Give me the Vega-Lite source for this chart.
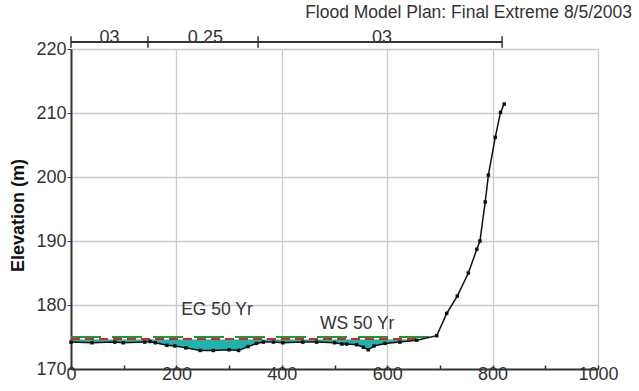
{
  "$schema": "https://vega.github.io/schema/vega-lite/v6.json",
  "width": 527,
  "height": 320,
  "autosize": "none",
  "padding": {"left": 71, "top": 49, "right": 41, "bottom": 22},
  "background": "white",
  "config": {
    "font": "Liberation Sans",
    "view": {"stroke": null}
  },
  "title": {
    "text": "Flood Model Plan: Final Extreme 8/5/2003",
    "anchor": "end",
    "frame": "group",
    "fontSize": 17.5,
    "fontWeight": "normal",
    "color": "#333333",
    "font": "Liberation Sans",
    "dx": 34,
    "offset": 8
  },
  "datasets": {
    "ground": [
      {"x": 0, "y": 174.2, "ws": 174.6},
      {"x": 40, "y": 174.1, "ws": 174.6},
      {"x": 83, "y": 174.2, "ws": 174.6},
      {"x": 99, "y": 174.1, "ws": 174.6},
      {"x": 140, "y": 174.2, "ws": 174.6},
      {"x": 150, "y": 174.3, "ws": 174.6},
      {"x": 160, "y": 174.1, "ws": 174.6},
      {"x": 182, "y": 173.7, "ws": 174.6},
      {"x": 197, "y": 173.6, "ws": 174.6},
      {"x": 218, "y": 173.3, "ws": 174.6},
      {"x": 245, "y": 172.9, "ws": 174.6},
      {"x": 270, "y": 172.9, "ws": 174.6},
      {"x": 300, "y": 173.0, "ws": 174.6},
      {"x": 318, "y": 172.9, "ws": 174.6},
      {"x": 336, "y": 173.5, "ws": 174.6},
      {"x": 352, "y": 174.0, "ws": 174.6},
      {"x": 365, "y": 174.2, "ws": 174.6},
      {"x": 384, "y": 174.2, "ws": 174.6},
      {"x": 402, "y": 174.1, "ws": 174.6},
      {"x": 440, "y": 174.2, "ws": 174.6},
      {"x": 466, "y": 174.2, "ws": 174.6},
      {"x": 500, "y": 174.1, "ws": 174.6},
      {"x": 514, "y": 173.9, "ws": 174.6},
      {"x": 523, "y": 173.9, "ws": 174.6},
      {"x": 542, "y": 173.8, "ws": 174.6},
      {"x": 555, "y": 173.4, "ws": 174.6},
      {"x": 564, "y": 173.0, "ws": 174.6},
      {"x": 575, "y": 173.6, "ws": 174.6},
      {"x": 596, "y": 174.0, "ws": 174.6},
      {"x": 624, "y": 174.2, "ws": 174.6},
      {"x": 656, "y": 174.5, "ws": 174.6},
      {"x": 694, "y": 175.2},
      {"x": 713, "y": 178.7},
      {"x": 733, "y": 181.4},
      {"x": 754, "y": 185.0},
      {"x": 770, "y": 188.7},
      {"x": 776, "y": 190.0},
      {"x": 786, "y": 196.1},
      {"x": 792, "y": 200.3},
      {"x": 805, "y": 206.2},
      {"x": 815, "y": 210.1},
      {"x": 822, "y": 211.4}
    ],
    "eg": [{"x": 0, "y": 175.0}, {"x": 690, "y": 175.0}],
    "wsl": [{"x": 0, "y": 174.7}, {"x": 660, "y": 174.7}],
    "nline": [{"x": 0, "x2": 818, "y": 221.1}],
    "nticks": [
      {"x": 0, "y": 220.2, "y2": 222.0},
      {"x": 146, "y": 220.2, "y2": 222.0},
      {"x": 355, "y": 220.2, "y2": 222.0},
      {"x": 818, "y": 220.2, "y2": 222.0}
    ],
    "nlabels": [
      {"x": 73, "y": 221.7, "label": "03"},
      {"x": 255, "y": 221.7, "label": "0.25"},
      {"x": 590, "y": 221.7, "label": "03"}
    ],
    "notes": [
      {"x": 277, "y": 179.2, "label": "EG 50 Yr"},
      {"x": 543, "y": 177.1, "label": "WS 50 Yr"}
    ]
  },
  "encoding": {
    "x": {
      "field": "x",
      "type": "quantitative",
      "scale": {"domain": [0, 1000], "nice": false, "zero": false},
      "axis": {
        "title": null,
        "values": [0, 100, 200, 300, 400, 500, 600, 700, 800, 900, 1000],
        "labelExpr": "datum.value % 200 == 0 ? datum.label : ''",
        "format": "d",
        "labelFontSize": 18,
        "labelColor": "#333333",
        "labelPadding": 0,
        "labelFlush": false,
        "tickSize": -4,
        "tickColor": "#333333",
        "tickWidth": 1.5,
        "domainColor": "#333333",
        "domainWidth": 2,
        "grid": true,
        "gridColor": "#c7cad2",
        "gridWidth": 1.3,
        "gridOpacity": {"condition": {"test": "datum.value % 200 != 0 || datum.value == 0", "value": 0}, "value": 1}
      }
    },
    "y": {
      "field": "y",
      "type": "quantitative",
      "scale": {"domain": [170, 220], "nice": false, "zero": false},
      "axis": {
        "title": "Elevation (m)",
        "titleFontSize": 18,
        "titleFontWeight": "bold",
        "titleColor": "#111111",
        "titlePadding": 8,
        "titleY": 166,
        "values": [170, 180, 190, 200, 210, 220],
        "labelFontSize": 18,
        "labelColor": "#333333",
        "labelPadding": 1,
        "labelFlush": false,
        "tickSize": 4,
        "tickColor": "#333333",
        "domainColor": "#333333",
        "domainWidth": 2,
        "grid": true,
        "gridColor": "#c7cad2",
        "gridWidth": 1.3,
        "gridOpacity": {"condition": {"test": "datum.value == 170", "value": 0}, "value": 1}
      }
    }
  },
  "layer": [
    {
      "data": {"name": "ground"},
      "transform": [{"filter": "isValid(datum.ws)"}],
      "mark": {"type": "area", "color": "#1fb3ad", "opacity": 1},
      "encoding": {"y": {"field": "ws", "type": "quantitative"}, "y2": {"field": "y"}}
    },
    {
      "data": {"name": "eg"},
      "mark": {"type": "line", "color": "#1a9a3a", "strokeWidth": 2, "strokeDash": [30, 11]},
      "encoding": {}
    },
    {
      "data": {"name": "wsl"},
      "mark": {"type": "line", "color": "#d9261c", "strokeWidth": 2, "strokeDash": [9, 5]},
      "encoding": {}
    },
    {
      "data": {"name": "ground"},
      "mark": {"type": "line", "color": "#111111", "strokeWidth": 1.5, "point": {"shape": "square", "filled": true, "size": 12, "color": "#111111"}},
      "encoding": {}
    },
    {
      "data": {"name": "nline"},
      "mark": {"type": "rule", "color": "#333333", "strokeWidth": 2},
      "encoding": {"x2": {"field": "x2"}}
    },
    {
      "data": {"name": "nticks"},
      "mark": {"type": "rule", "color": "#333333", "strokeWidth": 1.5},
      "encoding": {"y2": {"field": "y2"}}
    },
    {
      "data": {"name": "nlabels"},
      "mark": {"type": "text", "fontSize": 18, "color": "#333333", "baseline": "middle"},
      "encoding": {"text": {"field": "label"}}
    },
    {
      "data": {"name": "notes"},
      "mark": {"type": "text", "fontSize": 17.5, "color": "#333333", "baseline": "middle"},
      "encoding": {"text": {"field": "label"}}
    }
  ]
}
====================
## What is being asked
The data above should be repeated exactly, minus any pictures.

## Exercise result
Give me the Vega-Lite source for this chart.
{
  "$schema": "https://vega.github.io/schema/vega-lite/v6.json",
  "width": 527,
  "height": 320,
  "autosize": "none",
  "padding": {"left": 71, "top": 49, "right": 41, "bottom": 22},
  "background": "white",
  "config": {
    "font": "Liberation Sans",
    "view": {"stroke": null}
  },
  "title": {
    "text": "Flood Model Plan: Final Extreme 8/5/2003",
    "anchor": "end",
    "frame": "group",
    "fontSize": 17.5,
    "fontWeight": "normal",
    "color": "#333333",
    "font": "Liberation Sans",
    "dx": 34,
    "offset": 8
  },
  "datasets": {
    "ground": [
      {"x": 0, "y": 174.2, "ws": 174.6},
      {"x": 40, "y": 174.1, "ws": 174.6},
      {"x": 83, "y": 174.2, "ws": 174.6},
      {"x": 99, "y": 174.1, "ws": 174.6},
      {"x": 140, "y": 174.2, "ws": 174.6},
      {"x": 150, "y": 174.3, "ws": 174.6},
      {"x": 160, "y": 174.1, "ws": 174.6},
      {"x": 182, "y": 173.7, "ws": 174.6},
      {"x": 197, "y": 173.6, "ws": 174.6},
      {"x": 218, "y": 173.3, "ws": 174.6},
      {"x": 245, "y": 172.9, "ws": 174.6},
      {"x": 270, "y": 172.9, "ws": 174.6},
      {"x": 300, "y": 173.0, "ws": 174.6},
      {"x": 318, "y": 172.9, "ws": 174.6},
      {"x": 336, "y": 173.5, "ws": 174.6},
      {"x": 352, "y": 174.0, "ws": 174.6},
      {"x": 365, "y": 174.2, "ws": 174.6},
      {"x": 384, "y": 174.2, "ws": 174.6},
      {"x": 402, "y": 174.1, "ws": 174.6},
      {"x": 440, "y": 174.2, "ws": 174.6},
      {"x": 466, "y": 174.2, "ws": 174.6},
      {"x": 500, "y": 174.1, "ws": 174.6},
      {"x": 514, "y": 173.9, "ws": 174.6},
      {"x": 523, "y": 173.9, "ws": 174.6},
      {"x": 542, "y": 173.8, "ws": 174.6},
      {"x": 555, "y": 173.4, "ws": 174.6},
      {"x": 564, "y": 173.0, "ws": 174.6},
      {"x": 575, "y": 173.6, "ws": 174.6},
      {"x": 596, "y": 174.0, "ws": 174.6},
      {"x": 624, "y": 174.2, "ws": 174.6},
      {"x": 656, "y": 174.5, "ws": 174.6},
      {"x": 694, "y": 175.2},
      {"x": 713, "y": 178.7},
      {"x": 733, "y": 181.4},
      {"x": 754, "y": 185.0},
      {"x": 770, "y": 188.7},
      {"x": 776, "y": 190.0},
      {"x": 786, "y": 196.1},
      {"x": 792, "y": 200.3},
      {"x": 805, "y": 206.2},
      {"x": 815, "y": 210.1},
      {"x": 822, "y": 211.4}
    ],
    "eg": [{"x": 0, "y": 175.0}, {"x": 690, "y": 175.0}],
    "wsl": [{"x": 0, "y": 174.7}, {"x": 660, "y": 174.7}],
    "nline": [{"x": 0, "x2": 818, "y": 221.1}],
    "nticks": [
      {"x": 0, "y": 220.2, "y2": 222.0},
      {"x": 146, "y": 220.2, "y2": 222.0},
      {"x": 355, "y": 220.2, "y2": 222.0},
      {"x": 818, "y": 220.2, "y2": 222.0}
    ],
    "nlabels": [
      {"x": 73, "y": 221.7, "label": "03"},
      {"x": 255, "y": 221.7, "label": "0.25"},
      {"x": 590, "y": 221.7, "label": "03"}
    ],
    "notes": [
      {"x": 277, "y": 179.2, "label": "EG 50 Yr"},
      {"x": 543, "y": 177.1, "label": "WS 50 Yr"}
    ]
  },
  "encoding": {
    "x": {
      "field": "x",
      "type": "quantitative",
      "scale": {"domain": [0, 1000], "nice": false, "zero": false},
      "axis": {
        "title": null,
        "values": [0, 100, 200, 300, 400, 500, 600, 700, 800, 900, 1000],
        "labelExpr": "datum.value % 200 == 0 ? datum.label : ''",
        "format": "d",
        "labelFontSize": 18,
        "labelColor": "#333333",
        "labelPadding": 0,
        "labelFlush": false,
        "tickSize": -4,
        "tickColor": "#333333",
        "tickWidth": 1.5,
        "domainColor": "#333333",
        "domainWidth": 2,
        "grid": true,
        "gridColor": "#c7cad2",
        "gridWidth": 1.3,
        "gridOpacity": {"condition": {"test": "datum.value % 200 != 0 || datum.value == 0", "value": 0}, "value": 1}
      }
    },
    "y": {
      "field": "y",
      "type": "quantitative",
      "scale": {"domain": [170, 220], "nice": false, "zero": false},
      "axis": {
        "title": "Elevation (m)",
        "titleFontSize": 18,
        "titleFontWeight": "bold",
        "titleColor": "#111111",
        "titlePadding": 8,
        "titleY": 166,
        "values": [170, 180, 190, 200, 210, 220],
        "labelFontSize": 18,
        "labelColor": "#333333",
        "labelPadding": 1,
        "labelFlush": false,
        "tickSize": 4,
        "tickColor": "#333333",
        "domainColor": "#333333",
        "domainWidth": 2,
        "grid": true,
        "gridColor": "#c7cad2",
        "gridWidth": 1.3,
        "gridOpacity": {"condition": {"test": "datum.value == 170", "value": 0}, "value": 1}
      }
    }
  },
  "layer": [
    {
      "data": {"name": "ground"},
      "transform": [{"filter": "isValid(datum.ws)"}],
      "mark": {"type": "area", "color": "#1fb3ad", "opacity": 1},
      "encoding": {"y": {"field": "ws", "type": "quantitative"}, "y2": {"field": "y"}}
    },
    {
      "data": {"name": "eg"},
      "mark": {"type": "line", "color": "#1a9a3a", "strokeWidth": 2, "strokeDash": [30, 11]},
      "encoding": {}
    },
    {
      "data": {"name": "wsl"},
      "mark": {"type": "line", "color": "#d9261c", "strokeWidth": 2, "strokeDash": [9, 5]},
      "encoding": {}
    },
    {
      "data": {"name": "ground"},
      "mark": {"type": "line", "color": "#111111", "strokeWidth": 1.5, "point": {"shape": "square", "filled": true, "size": 12, "color": "#111111"}},
      "encoding": {}
    },
    {
      "data": {"name": "nline"},
      "mark": {"type": "rule", "color": "#333333", "strokeWidth": 2},
      "encoding": {"x2": {"field": "x2"}}
    },
    {
      "data": {"name": "nticks"},
      "mark": {"type": "rule", "color": "#333333", "strokeWidth": 1.5},
      "encoding": {"y2": {"field": "y2"}}
    },
    {
      "data": {"name": "nlabels"},
      "mark": {"type": "text", "fontSize": 18, "color": "#333333", "baseline": "middle"},
      "encoding": {"text": {"field": "label"}}
    },
    {
      "data": {"name": "notes"},
      "mark": {"type": "text", "fontSize": 17.5, "color": "#333333", "baseline": "middle"},
      "encoding": {"text": {"field": "label"}}
    }
  ]
}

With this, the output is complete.